Multiple account restrictions were also noticed in certain cases. This data comes courtesy of a request made in early 2025 to cross-examine betting operators in the UK. Even though the data constitutes a significant portion of legal gambling operators in the country, it does not paint a complete picture of operator policies, which often vary based on business model, customer profile, and risk appetite.

Stake restrictions were the most common betting limit enforced by operators. Affected bettors could only wager a portion of the stake available to unrestricted customers. This applied to 2.68% of active accounts, accounting for 62% of restricted accounts. However, not all affected accounts were restricted equally. For example, 36% of stake-restricted accounts were allowed to wager between 1% and 9% of the usual figure.

More than 22% stake-restricted accounts were limited to just 1% of the maximum stake, while just 6% of affected users were allowed to wager close to the maximum stake. These variations outline the difference in the overall experiences of bettors and highlight the impact of “stake factoring” in the UK.

The second most common type of commercial restriction was account closure. This affected nearly 2.23% of active account holders. According to the UKGC, bettors in this category were usually subjected to stake restrictions first. The Gambling Commission also found that a small percentage of operators applied a 0.00 stake factor, effectively blocking all wagers without banning the user.

Operators applied this restriction on approximately 0.83% of consumer accounts, impacting one in five restricted customers. On the other hand, just 0.25% of active accounts were restricted from accessing specific markets offered by sportsbook software providers, such as horse racing. Most operators said that they did not apply this option.

The Impact of Gambling Regulations and What it Means for Consumers

The UKGC requested data on lifetime profits and losses made by consumers from gambling operators. The accumulated data highlights one key point: 25.42% of all active accounts recorded lifetime profits, versus 47.78% of restricted accounts. On the other hand, 72.54% of active accounts were in lifetime losses, compared to 51.29% of restricted accounts.

This data suggests that consumers who win more frequently are more likely to have their accounts restricted, which begs the question: Do operators balance commercial viability with fairness? Andrew Rhodes, CEO of the Gambling Commission, was cautious to state that the Commission does not wish to interfere in the way operators manage their commercial risks.

Having said that, the Commission is concerned about the broader impact of these practices, especially the possibility of frustrated gamblers turning to illicit operators to meet their gaming needs or maintaining more than one gambling account to bypass the curbs.

The Commission’s regulatory oversight and consumer protection policies are undermined in both cases. Moving forward, the UKGC plans to work closely with operators to increase transparency around gambling restrictions. Rhodes emphasised:

“Licensed operators should be transparent with customers, both at the start of the relationship and throughout, about how, when and why an account might be restricted.”

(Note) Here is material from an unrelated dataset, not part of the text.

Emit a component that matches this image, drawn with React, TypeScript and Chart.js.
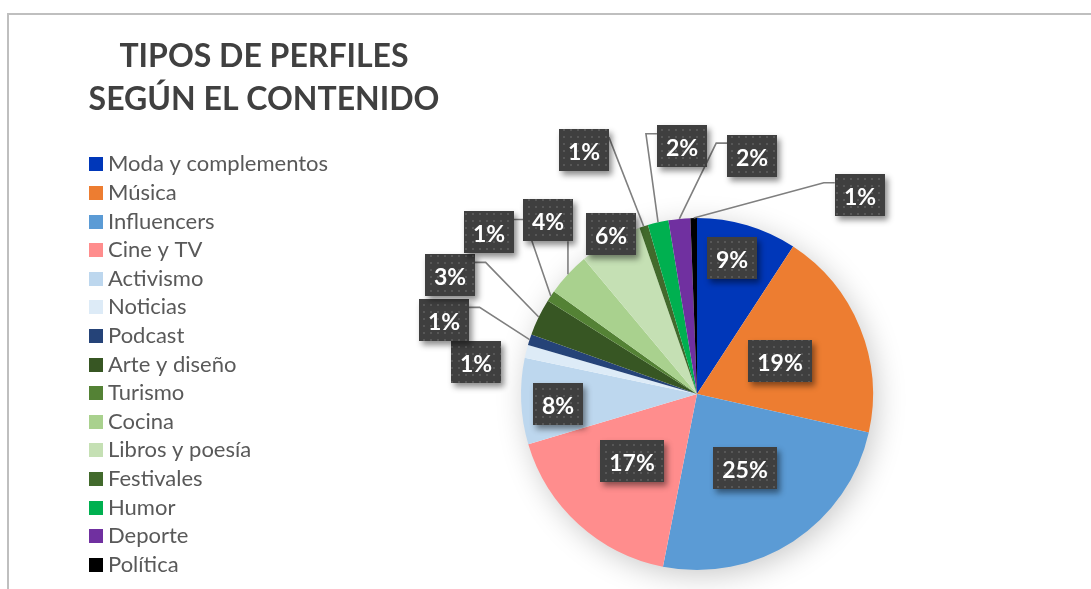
import { useEffect, useRef } from "react";
import { Chart, registerables } from "chart.js";

Chart.register(...registerables);

// ---------- data ----------
const categories: string[] = [
  "Moda y complementos",
  "Música",
  "Influencers",
  "Cine y TV",
  "Activismo",
  "Noticias",
  "Podcast",
  "Arte y diseño",
  "Turismo",
  "Cocina",
  "Libros y poesía",
  "Festivales",
  "Humor",
  "Deporte",
  "Política",
];

const shares: number[] = [9.2, 19.3, 24.6, 17.3, 7.9, 1.2, 1.0, 3.4, 1.0, 4.0, 5.8, 0.8, 1.9, 2.0, 0.6];

const sliceColors: string[] = [
  "#0037B9",
  "#ED7D31",
  "#5B9BD5",
  "#FF8D8D",
  "#BDD7EE",
  "#DDEBF7",
  "#254378",
  "#375623",
  "#548235",
  "#A9D18E",
  "#C5E0B4",
  "#426A2C",
  "#00B050",
  "#7030A0",
  "#000000",
];

const titleLines: string[] = ["TIPOS DE PERFILES", "SEGÚN EL CONTENIDO"];

// label placement relative to each slice's mid angle (degrees offset, radius factor)
type Place = { da: number; rf: number; leader?: "left" | "right" | "bottom"; elbow?: number };
const labelPlacement: Place[] = [
  { da: -2.2, rf: 0.8 },
  { da: 0.4, rf: 0.51 },
  { da: 0.1, rf: 0.5 },
  { da: 1.8, rf: 0.53 },
  { da: -1.8, rf: 0.79 },
  { da: -5.8, rf: 1.27 },
  { da: -1.7, rf: 1.5, leader: "right" },
  { da: -0.2, rf: 1.56, leader: "right" },
  { da: 4.0, rf: 1.5, leader: "right" },
  { da: 6.6, rf: 1.3, leader: "bottom" },
  { da: 1.2, rf: 1.03 },
  { da: -7.2, rf: 1.53, leader: "right", elbow: 0 },
  { da: 9.3, rf: 1.41, leader: "left" },
  { da: 18.8, rf: 1.39, leader: "left" },
  { da: 40.4, rf: 1.46, leader: "left" },
];

const FONT = "Lato, 'Open Sans', 'DejaVu Sans', sans-serif";

function makePattern(ctx: CanvasRenderingContext2D): CanvasPattern | string {
  const c = document.createElement("canvas");
  c.width = 7;
  c.height = 7;
  const p = c.getContext("2d");
  if (!p) return "#404040";
  p.fillStyle = "#3f3f3f";
  p.fillRect(0, 0, 7, 7);
  p.fillStyle = "#575757";
  p.fillRect(3, 3, 2, 2);
  return ctx.createPattern(c, "repeat") || "#404040";
}

export default function App() {
  const ref = useRef<HTMLCanvasElement>(null);

  useEffect(() => {
    const canvas = ref.current;
    if (!canvas) return;
    const total = shares.reduce((a, b) => a + b, 0);

    const decor = {
      id: "decor",
      beforeDatasetsDraw(chart: any) {
        const meta = chart.getDatasetMeta(0);
        const arc = meta.data[0];
        if (!arc) return;
        const { x, y, outerRadius } = arc.getProps(["x", "y", "outerRadius"], true);
        const ctx = chart.ctx as CanvasRenderingContext2D;
        ctx.save();
        ctx.shadowColor = "rgba(0,0,0,0.22)";
        ctx.shadowBlur = 30;
        ctx.shadowOffsetX = 4;
        ctx.shadowOffsetY = 6;
        ctx.fillStyle = "#ffffff";
        ctx.beginPath();
        ctx.arc(x, y, outerRadius - 1, 0, Math.PI * 2);
        ctx.fill();
        ctx.restore();
      },
      afterDatasetsDraw(chart: any) {
        const meta = chart.getDatasetMeta(0);
        const ctx = chart.ctx as CanvasRenderingContext2D;
        const pattern = makePattern(ctx);
        ctx.save();
        ctx.font = `bold 23px ${FONT}`;
        const boxes = meta.data.map((arc: any, i: number) => {
          const { x, y, startAngle, endAngle, outerRadius } = arc.getProps(
            ["x", "y", "startAngle", "endAngle", "outerRadius"],
            true
          );
          const P = labelPlacement[i];
          const mid = (startAngle + endAngle) / 2;
          const a = mid + (P.da * Math.PI) / 180;
          const cx = x + Math.cos(a) * P.rf * outerRadius;
          const cy = y + Math.sin(a) * P.rf * outerRadius;
          const text = Math.round((shares[i] / total) * 100) + "%";
          const w = Math.round(ctx.measureText(text).width + 18);
          const h = 42;
          const ax = x + Math.cos(mid) * outerRadius;
          const ay = y + Math.sin(mid) * outerRadius;
          return { cx, cy, w, h, text, ax, ay, P };
        });

        // leader lines
        ctx.strokeStyle = "#7f7f7f";
        ctx.lineWidth = 1.6;
        for (const b of boxes) {
          const lead = b.P.leader;
          if (!lead) continue;
          const top = b.cy - b.h / 2;
          const elbow = b.P.elbow ?? 11;
          ctx.beginPath();
          if (lead === "right") {
            const sx = b.cx + b.w / 2;
            const sy = top + 8.5;
            ctx.moveTo(sx, sy);
            ctx.lineTo(sx + elbow, sy);
            ctx.lineTo(b.ax, b.ay);
          } else if (lead === "left") {
            const sx = b.cx - b.w / 2;
            const sy = top + 8.5;
            ctx.moveTo(sx, sy);
            ctx.lineTo(sx - elbow, sy);
            ctx.lineTo(b.ax, b.ay);
          } else {
            ctx.moveTo(b.ax, b.cy + b.h / 2);
            ctx.lineTo(b.ax, b.ay);
          }
          ctx.stroke();
        }

        // label boxes
        for (const b of boxes) {
          const bx = Math.round(b.cx - b.w / 2);
          const by = Math.round(b.cy - b.h / 2);
          ctx.save();
          ctx.shadowColor = "rgba(0,0,0,0.45)";
          ctx.shadowBlur = 6;
          ctx.shadowOffsetX = 3;
          ctx.shadowOffsetY = 4;
          ctx.fillStyle = "#404040";
          ctx.fillRect(bx, by, b.w, b.h);
          ctx.restore();
          ctx.fillStyle = pattern as any;
          ctx.fillRect(bx, by, b.w, b.h);
          ctx.fillStyle = "#ffffff";
          ctx.textAlign = "center";
          ctx.textBaseline = "alphabetic";
          ctx.fillText(b.text, bx + b.w / 2, by + b.h / 2 + 10);
        }
        ctx.restore();
      },
      afterDraw(chart: any) {
        const ctx = chart.ctx as CanvasRenderingContext2D;
        ctx.save();
        // chart frame
        ctx.fillStyle = "#bfbfbf";
        ctx.fillRect(7, 13, 1091 - 7, 2);
        ctx.fillRect(7, 13, 2, 589 - 13);
        // title
        ctx.fillStyle = "#404040";
        ctx.font = `bold 32px ${FONT}`;
        ctx.textAlign = "center";
        ctx.textBaseline = "alphabetic";
        ctx.fillText(titleLines[0], 264, 67);
        ctx.fillText(titleLines[1], 264, 110);
        // legend (built from the chart's own labels and slice colours)
        const labels: string[] = chart.data.labels;
        const colors: string[] = chart.data.datasets[0].backgroundColor;
        ctx.font = `22px ${FONT}`;
        ctx.textAlign = "left";
        ctx.textBaseline = "middle";
        labels.forEach((lab, i) => {
          const yc = 164.3 + i * 28.6;
          ctx.fillStyle = colors[i];
          ctx.fillRect(89, Math.round(yc - 7), 14, 14);
          ctx.fillStyle = "#595959";
          ctx.fillText(lab, 108, yc);
        });
        ctx.restore();
      },
    };

    const chart = new Chart(canvas, {
      type: "pie",
      data: {
        labels: categories,
        datasets: [
          {
            data: shares,
            backgroundColor: sliceColors,
            borderWidth: 0,
            clip: false,
          } as any,
        ],
      },
      options: {
        responsive: false,
        animation: false,
        events: [],
        layout: {
          padding: { top: 218, bottom: 19, left: 521, right: 218 },
        },
        plugins: {
          title: { display: false },
          tooltip: { enabled: false },
          legend: { display: false },
        },
      },
      plugins: [decor],
    });

    return () => chart.destroy();
  }, []);

  return (
    <div style={{ position: "fixed", left: 0, top: 0, width: 1091, height: 589, background: "#ffffff" }}>
      <canvas ref={ref} width={1091} height={589} style={{ width: 1091, height: 589, display: "block" }} />
    </div>
  );
}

The UKGC’s growing scrutiny over commercial restrictions comes at a time when the broader gambling industry is under increased fiscal pressure. In parallel, the UK government is contemplating increasing taxes on gambling operations to fill the void in the fiscal budget. With an estimated £30 billion shortfall, lawmakers are under pressure to compensate for the deficit before the next budget. Raising gambling taxes seems like the most viable solution until a more suitable alternative is available.